An Evolution is a beautiful thing. The colors have been carefully chosen to work beautifully together. Each transition has been meticulously blended to create an entirely new section of color that seamlessly fades from one to the next. This work of art should be kept together at all costs!
Use all the yarn!
If you choose a pattern that uses only part of an evolution, you miss out on an entire color and transition leaving your project feeling incomplete EVEN IF you followed the instructions to a tee.
Choose a pattern that requires approximately the same yardage as the cake of yarn that you have in order to use the entire colorway.
Hint: Don’t be afraid to experiment with your edging to either extend or shorten the pattern to suit your yardage.
Find a pattern with a repeatable stitch pattern!
Sometimes you know that your cake of yarn is destined to become something ginormous! An XL cake of yarn can be daunting when it arrives but fear not gentle readers, I have some tips that can help you find the perfect pattern.
If the yardage for your cake is greater than that required by the pattern, choose a project with a repeatable stitch pattern or edging. Simply continue on in the established pattern creating a larger garment. Notice in particular how repetitive the edging of the shawl below is. It could easily be adapted to be longer or shorter depending on the amount of yarn you have in reserve.
Another option is to look for patterns that are adaptable to suit any amount of yardage that you have. For instance, I wrote a pattern (see above) that is written using a ratio to accommodate not only any amount of yarn, but also different yarn weights.
Hint: If you have a petite coordinating solid you should be in great shape! This little insurance policy will make sure that you don’t end up playing yarn chicken and loosing!

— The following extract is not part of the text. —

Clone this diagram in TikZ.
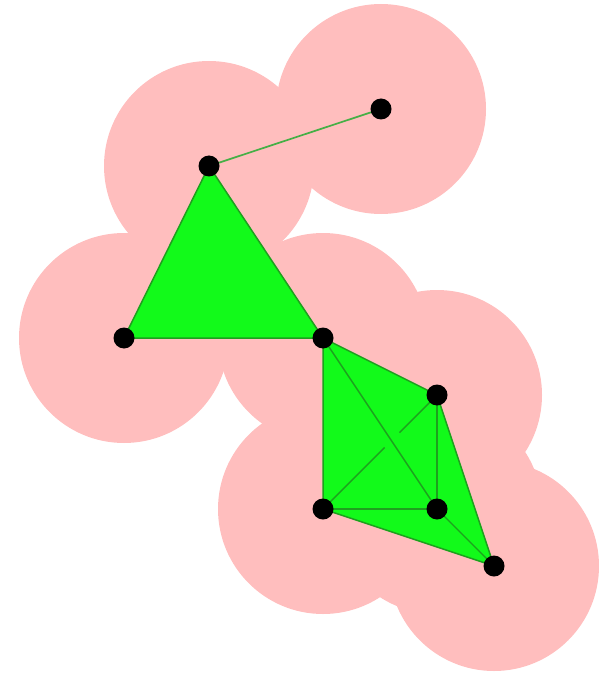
\documentclass[tikz,border=0pt]{standalone}
\usetikzlibrary{calc}
\definecolor{ballpink}{RGB}{255,190,190}
\definecolor{simpgreen}{RGB}{18,250,26}
\definecolor{edgegreen}{RGB}{30,160,30}
\definecolor{linkgreen}{RGB}{70,175,70}
\tikzset{
  ball/.style={fill=ballpink},
  simplex/.style={fill=simpgreen, draw=edgegreen, line width=1.5pt, line join=round},
  edge/.style={draw=edgegreen, line width=1.4pt},
  link/.style={draw=linkgreen, line width=1.7pt},
  vtx/.style={circle, fill=black, inner sep=0pt, minimum size=21pt},
}
\begin{document}
\begin{tikzpicture}[x=1pt, y=-1pt]
  \useasboundingbox (0,0) rectangle (598,676);
  \coordinate (A) at (381,109);
  \coordinate (B) at (209,166);
  \coordinate (C) at (124,338);
  \coordinate (D) at (323,338);
  \coordinate (E) at (437,395);
  \coordinate (F) at (323,509);
  \coordinate (G) at (437,509);
  \coordinate (H) at (494,566);
  \foreach \p in {A,B,C,D,E,F,G,H}
    \fill[ball] (\p) circle [radius=105pt];
  \draw[simplex] (B) -- (C) -- (D) -- cycle;
  \draw[simplex] (D) -- (E) -- (H) -- (F) -- cycle;
  \draw[edge] (D) -- (G);
  \draw[edge] (E) -- (G);
  \draw[edge] (F) -- (G);
  \draw[edge] (G) -- (H);
  \draw[edge] (E) -- ($(E)!0.33!(F)$);
  \draw[edge] ($(E)!0.46!(F)$) -- (F);
  \draw[link] (B) -- (A);
  \foreach \p in {A,B,C,D,E,F,G,H}
    \node[vtx] (v\p) at (\p) {};
\end{tikzpicture}
\end{document}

Needle size is matter of preference!
Unless you are knitting a fitted garment like a sweater or hat, gauge is really all about how you want your fabric to drape! For instance, I prefer a more open fabric when knitting a shawl, and will often size up my needles a bit to get this look.
A looser, more open gauge will give your shawl bounce and life. A tighter gauge may be appropriate if your intention is warmth or to keep out the wind or a draft. Size your needles down to achieve a more solid fabric. Size your needles up for a more open look.
Play a little with your knitting and don’t be afraid to FROG! (In other words Rip it back!)